Take, for instance, Shamim Milki, a party worker from Mugalsarai in Uttar Pradesh, who has been in Delhi for more than a week, lobbying for a Brahmin candidate for the Varanasi Lok Sabha seat. He had not given up his attempt even after the party announced the candidature of Ajay Rai – “a Bhumihar,” he pointed out – from the constituency. Milki contended that the high command still had the time to “correct this mistake”.
He attempted to describe the mood among party workers by throwing out an old adage: “We have reached a point where no one but Congress can defeat Congress,” he said.
Why was he so obviously ignoring the Modi wave that everyone claims is washing over India? “Because it is no longer strong enough on the ground,” Milki said.
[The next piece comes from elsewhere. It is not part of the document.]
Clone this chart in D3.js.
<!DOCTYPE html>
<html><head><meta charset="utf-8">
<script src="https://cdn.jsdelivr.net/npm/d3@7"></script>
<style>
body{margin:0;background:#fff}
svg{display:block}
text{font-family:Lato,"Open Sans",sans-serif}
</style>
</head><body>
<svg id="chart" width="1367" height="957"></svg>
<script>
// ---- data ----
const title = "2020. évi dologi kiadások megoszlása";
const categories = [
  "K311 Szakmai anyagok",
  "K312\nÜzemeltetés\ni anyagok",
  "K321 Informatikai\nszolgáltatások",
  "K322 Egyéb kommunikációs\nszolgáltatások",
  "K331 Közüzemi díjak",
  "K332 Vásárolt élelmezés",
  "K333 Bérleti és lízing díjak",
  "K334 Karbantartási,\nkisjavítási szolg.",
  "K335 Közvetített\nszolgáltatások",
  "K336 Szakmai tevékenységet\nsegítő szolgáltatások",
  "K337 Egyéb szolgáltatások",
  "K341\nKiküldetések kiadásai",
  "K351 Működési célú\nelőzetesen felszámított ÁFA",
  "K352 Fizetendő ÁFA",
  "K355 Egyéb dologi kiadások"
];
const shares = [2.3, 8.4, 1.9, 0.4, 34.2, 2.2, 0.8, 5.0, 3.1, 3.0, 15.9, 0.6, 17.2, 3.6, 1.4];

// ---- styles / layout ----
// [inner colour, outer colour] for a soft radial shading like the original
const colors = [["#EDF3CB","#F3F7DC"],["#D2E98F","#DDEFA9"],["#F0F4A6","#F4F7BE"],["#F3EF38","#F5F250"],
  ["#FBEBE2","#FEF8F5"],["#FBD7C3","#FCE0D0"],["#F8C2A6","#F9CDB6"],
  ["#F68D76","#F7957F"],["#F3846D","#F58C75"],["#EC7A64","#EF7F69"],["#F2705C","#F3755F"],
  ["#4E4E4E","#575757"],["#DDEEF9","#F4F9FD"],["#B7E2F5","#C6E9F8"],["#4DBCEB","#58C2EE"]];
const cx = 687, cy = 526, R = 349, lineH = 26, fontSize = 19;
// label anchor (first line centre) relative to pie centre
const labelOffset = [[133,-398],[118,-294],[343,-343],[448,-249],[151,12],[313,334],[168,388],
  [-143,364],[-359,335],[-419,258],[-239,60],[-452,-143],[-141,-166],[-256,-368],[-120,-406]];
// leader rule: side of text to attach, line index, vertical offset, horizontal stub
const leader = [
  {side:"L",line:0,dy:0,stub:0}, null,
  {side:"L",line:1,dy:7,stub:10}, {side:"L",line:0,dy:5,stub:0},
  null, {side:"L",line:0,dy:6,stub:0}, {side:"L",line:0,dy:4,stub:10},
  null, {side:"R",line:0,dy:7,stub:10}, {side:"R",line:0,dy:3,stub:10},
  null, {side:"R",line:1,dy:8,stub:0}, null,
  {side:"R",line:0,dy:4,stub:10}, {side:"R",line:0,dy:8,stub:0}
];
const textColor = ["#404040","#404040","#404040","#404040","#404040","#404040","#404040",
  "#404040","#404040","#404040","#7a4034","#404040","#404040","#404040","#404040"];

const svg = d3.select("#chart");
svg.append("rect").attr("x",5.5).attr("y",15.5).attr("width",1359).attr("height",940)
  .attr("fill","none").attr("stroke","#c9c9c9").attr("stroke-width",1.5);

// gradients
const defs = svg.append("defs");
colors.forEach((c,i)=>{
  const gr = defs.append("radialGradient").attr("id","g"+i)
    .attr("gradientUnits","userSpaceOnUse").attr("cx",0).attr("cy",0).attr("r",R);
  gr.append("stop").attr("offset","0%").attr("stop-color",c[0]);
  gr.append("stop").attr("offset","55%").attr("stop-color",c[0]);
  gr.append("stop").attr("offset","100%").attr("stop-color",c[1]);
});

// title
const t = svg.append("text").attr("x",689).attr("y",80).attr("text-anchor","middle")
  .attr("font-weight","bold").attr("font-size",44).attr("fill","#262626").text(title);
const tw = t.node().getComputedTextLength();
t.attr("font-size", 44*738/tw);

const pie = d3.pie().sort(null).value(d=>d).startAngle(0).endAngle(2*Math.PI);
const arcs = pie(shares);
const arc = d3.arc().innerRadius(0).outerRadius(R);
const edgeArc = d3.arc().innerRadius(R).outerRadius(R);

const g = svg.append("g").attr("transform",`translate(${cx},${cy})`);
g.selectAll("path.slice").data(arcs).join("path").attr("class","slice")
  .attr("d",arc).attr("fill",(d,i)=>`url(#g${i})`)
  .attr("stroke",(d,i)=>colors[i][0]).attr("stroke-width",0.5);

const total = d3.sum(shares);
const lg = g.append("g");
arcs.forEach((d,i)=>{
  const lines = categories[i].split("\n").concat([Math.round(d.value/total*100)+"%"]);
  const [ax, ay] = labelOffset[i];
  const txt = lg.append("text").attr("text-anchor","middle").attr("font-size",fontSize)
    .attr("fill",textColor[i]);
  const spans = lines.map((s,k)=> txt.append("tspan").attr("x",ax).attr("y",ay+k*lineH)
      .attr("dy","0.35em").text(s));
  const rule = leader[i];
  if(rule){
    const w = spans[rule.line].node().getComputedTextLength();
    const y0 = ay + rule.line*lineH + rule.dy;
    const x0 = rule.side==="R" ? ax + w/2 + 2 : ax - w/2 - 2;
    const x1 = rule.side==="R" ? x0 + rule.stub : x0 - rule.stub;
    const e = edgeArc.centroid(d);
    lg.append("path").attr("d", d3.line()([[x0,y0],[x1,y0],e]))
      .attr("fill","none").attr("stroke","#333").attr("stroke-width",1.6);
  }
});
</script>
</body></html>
Caste factors have started to undermine the momentum of the Bharatiya Janata Party’s prime ministerial candidate, he maintained.
But he immediately steered the conversation back to the party that he’s concerned about. “This is not the same as saying that popular mood has returned back to Congress,” Milki said. “It has not. But even in areas where it may happen [such as Varanasi], the party does not seem to be interested in winning the election.”
Milki emphasised that the point of his trip to Delhi was to help the Congress, not the individual candidate for whom he was lobbying. “It took me a long time to realise that periodically the party takes such decisions which result in its defeat,” he said. This, he said philosophically, “is just in the nature of thing”. He explained, “A time comes when it simply cannot help it.”
He isn’t the only Congressman who isn’t as pessimistic as the forecasts should warrant. “A fortnight ago, it seemed the party would melt down in this year’s election,” said a Congressman at the party headquarters. “We thought we won’t be able to cross 100 mark.” But now, he said, he believes the Congress would get somewhere between 100 and 130 seats.
There is a general feeling at Akbar Road that the situation would not have got so bad had a few concrete measures been taken earlier. As usual, the blame is being assigned not to the party but to the government it leads. “The government,” workers assert, “should have been more forthright in dispelling the lies being spread by the BJP.”
They have grouses about the media too. “The media has started participating in this battle as an ally of the BJP,” said one worker. Then he asked, “We are talking off the record, aren’t we?” Privately, even senior Congress leaders complain about the “dubious role” a section of media is playing in these elections.
For the workers of a party that is so used to being in power, it takes a particular kind of inner strength to survive the humiliation of defeat in a general election. However, the prospect of such a defeat does not seem to bother the Congress workers unduly. They seem certain that “the transitory phase will pass over” sooner rather than later.
On Thursday, the barricades on Akbar Road were removed. From the street, the Congress office does not look quite so deserted any more.